The spring constant, often denoted as k, is a measure of a spring's stiffness. It's revealed in Hooke’s law, which states the force exerted by a spring is directly proportional to the displacement from its equilibrium position. Mathematically, it's expressed as F = -kx. The negative sign indicates that the force is a restoring force acting in the opposite direction of the displacement.

For a stiffer spring, the spring constant is higher, indicating a larger force is required to stretch or compress it. In this exercise, the spring constant is provided as 850 N/m, which allows us to calculate the elastic potential energy stored in the spring when it is displaced. This value is essential in understanding the behavior of the spring as it affects both the potential energy stored and the resulting movement of the mass attached to it when released.

Conservation of Energy

The conservation of energy is a fundamental principle stating that energy cannot be created or destroyed, only transformed from one form to another. In the context of our spring-block system, the energy initially stored in the spring as elastic potential energy is fully transformed into kinetic energy when the block passes through the equilibrium position.

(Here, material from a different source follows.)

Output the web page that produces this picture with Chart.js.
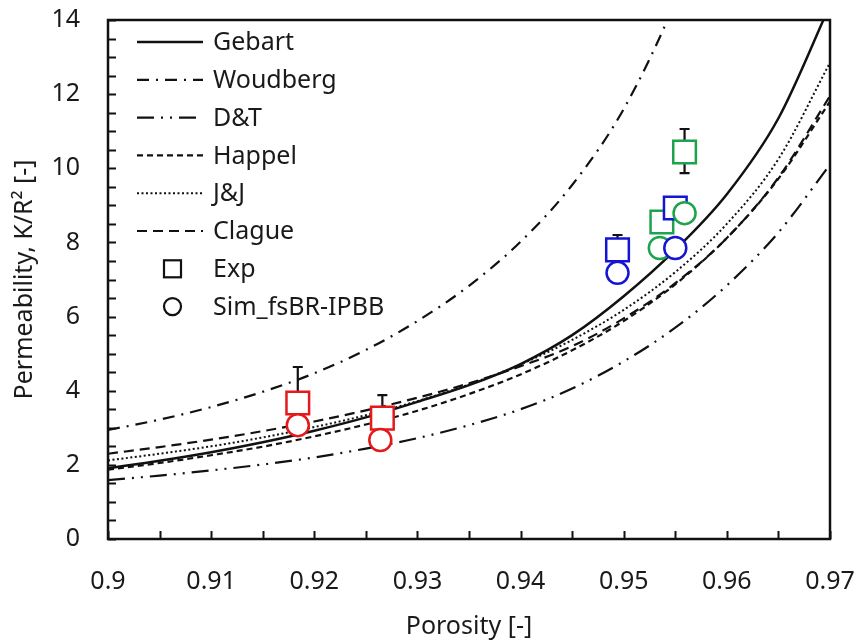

The solution exploits this principle by equating the elastic potential energy at the spring's stretched position to the kinetic energy of the block at equilibrium, allowing us to solve for the block's velocity. Understanding this conservation helps explain the motion and energy transformations of the system from the point of release to the equilibrium and beyond.

Hooke's Law

Hooke’s law provides a basis for understanding how springs exert force. The law posits that the force needed to extend or compress a spring by some distance is proportional to that distance. In formula terms, this is F = -kx, where F is the force applied by the spring, k is the spring constant, and x is the stretch or compression distance from the spring's position at rest.

The negative sign suggests the restoring nature of the spring force: it acts to bring the spring back to its equilibrium state. Hooke's law, a crucial piece of our exercise, is most accurate for small deformations: the larger the displacement, the more likely we are to encounter non-linear behavior where the force is no longer directly proportional to displacement.

Kinetic Energy

Kinetic energy refers to the energy an object possesses due to its motion. It's directly proportional to the mass of the moving object and to the square of its velocity (KE = 1/2 mv²). In our spring-block problem, when the block is at the equilibrium point, all the energy stored in the spring as elastic potential energy has been converted to kinetic energy, allowing us to determine the block's speed.

It's worth noting that the kinetic energy is not at its peak at the halfway point between the equilibrium and maximum compression/stretch, even though one might initially assume the velocity would be half of that at the equilibrium. The kinetic energy, while still obeying the law of conservation, is now shared with the potential energy the spring retains at this new halfway position.